Why consistency beats quality
The most common mistake Egyptian businesses make with social media video is treating it like a one-off campaign. They invest in a single polished production, post it, get some views, and then go quiet for two months. The algorithm punishes this. Audiences forget you. The value of the initial investment decays fast.
The businesses that build genuine social media presence with video are the ones posting regularly, every week or at least every two weeks, even when the individual pieces are imperfect. A 30-second video filmed on a phone with good lighting and a clear point is worth more to your channel growth than a beautifully produced video that appears once.
This does not mean quality does not matter. It means the standard of quality required for regular social content is lower than you think, and the penalty for inconsistency is higher than most businesses realise.
Platform breakdown for Egypt
Formats that work
Not all video formats work equally across all platforms. Here are the formats that produce consistent results for Egyptian businesses:
- Behind the scenes: Shows the real people and process behind your product or service. Builds trust and humanises the brand. Works on every platform and requires minimal production effort.
- Product showcase: Short, clean demonstrations of what you make or sell. Work best when they show the product in context, not just on a plain background.
- Before and after: Extremely effective for service businesses (renovation, beauty, events, construction). Visual transformation is inherently engaging.
- Client stories: Short versions of testimonials, edited for social. 30 to 60 seconds with one central point from the client. The most trusted content type.
- Educational quick tips: One useful thing your audience can learn in under 60 seconds. Positions you as an expert and tends to be saved and shared.
- Answer a specific question: Take a question your customers ask all the time and answer it on camera. These videos have a long shelf life because the search intent is evergreen.
Batch shooting: how to produce a month of content in one day
The most cost-effective approach to regular social media video is batch production. Instead of filming one video at a time, you plan and film four to eight videos in a single shoot day. The setup, lighting, and locations are prepared once. You film multiple pieces back to back.
This approach works well because:
- The fixed costs of a shoot day (crew, equipment, location) are spread across multiple outputs.
- You create a content buffer, so you are not scrambling to produce something every week.
- The visual consistency of pieces filmed on the same day in the same setting tends to make your feed look more coherent.
A well-planned batch shoot day can produce enough content for six to ten weeks of weekly posting. Plan your topics and formats in advance, brief any on-camera talent or speakers, prepare the locations, and use the shoot day efficiently.

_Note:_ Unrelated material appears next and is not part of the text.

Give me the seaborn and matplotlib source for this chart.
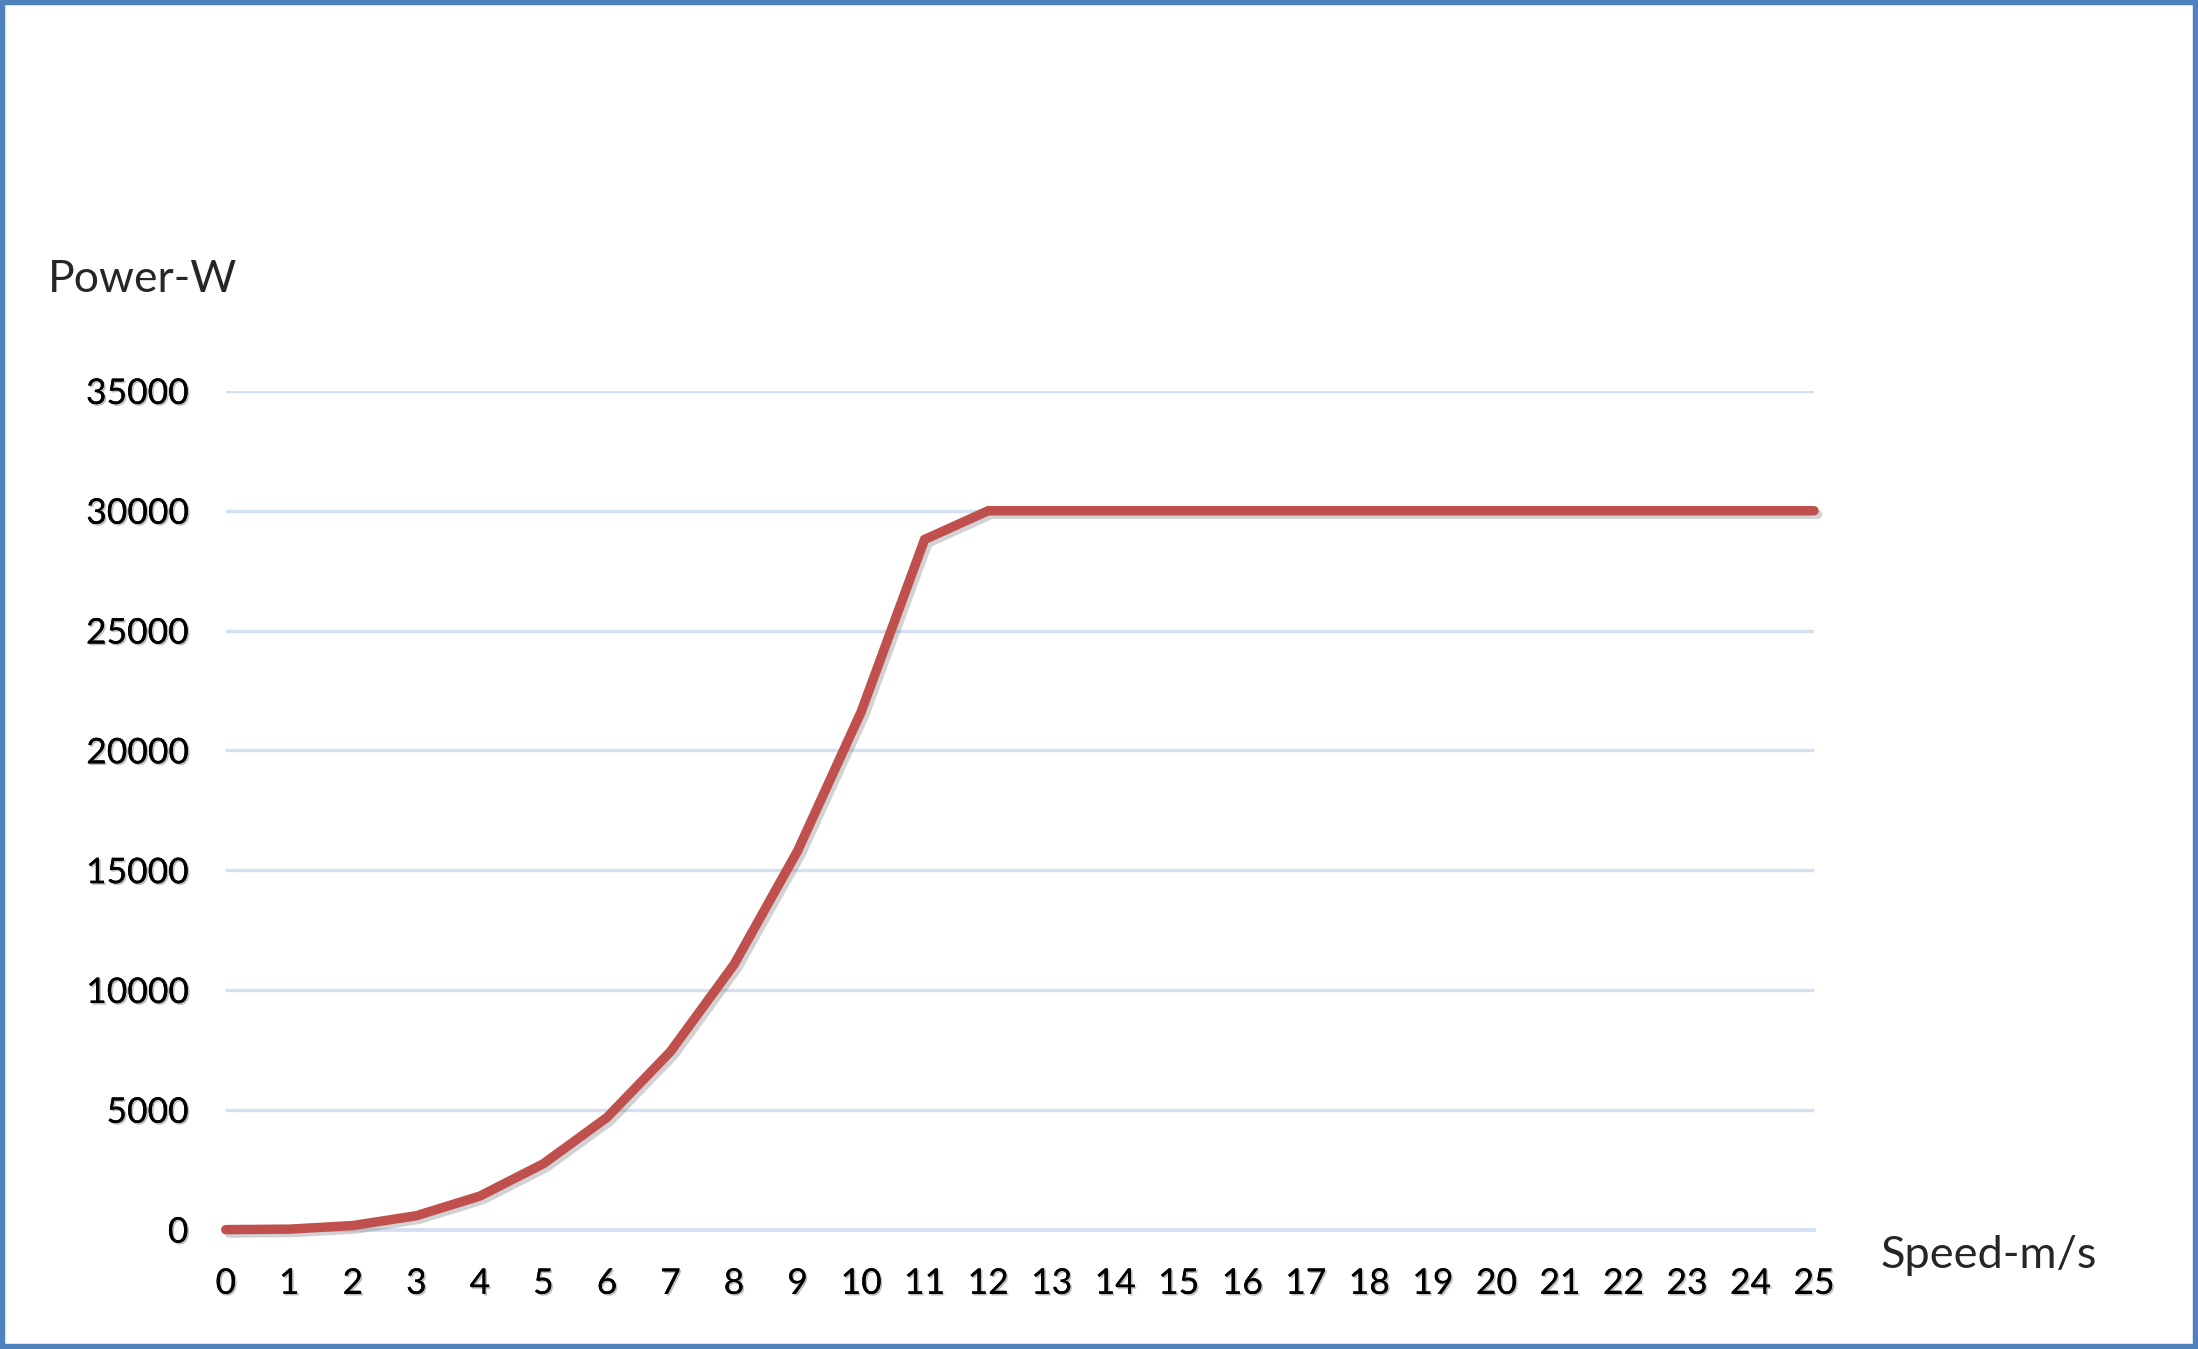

When planning a batch shoot, mix formats: a few talking-head pieces, a few product shots, a behind-the-scenes sequence. This gives you variety in the content you post even when everything was filmed on the same day.
How to repurpose one video across platforms
A single piece of video content can live on multiple platforms if it is edited correctly for each one. A 90-second brand video can become:
- A 30-second cut for Facebook and Instagram ads
- A 15-second Reel for Instagram
- A 60-second version for LinkedIn
- A TikTok with a hook reframed for that audience
- Short clips from the longer piece used as individual posts
Plan for repurposing before you go into production. Tell your production company how many versions and what platforms you need, and they can shoot with those cuts in mind. It is much easier and cheaper to build this into the original production than to go back and re-edit for new formats later.
What Egyptian audiences actually engage with
A few things that consistently perform well for Egyptian businesses on social media:
- Arabic-language content: For most consumer audiences in Egypt, Arabic-language video significantly outperforms English. This is obvious but many businesses still default to English. If your audience is Egyptian, speak to them in Egyptian Arabic.
- Real people, not stock: Egyptian audiences respond to authenticity. Real founders, real employees, real customers. Generic stock footage-style video consistently underperforms.
- Local context: References to recognisable Egyptian locations, culture, and experiences create immediate connection. Content that could have been made anywhere tends to feel distant.
- Practical value: Content that teaches or helps with something is saved and shared far more than pure brand content. What can you show or explain that your audience actually needs?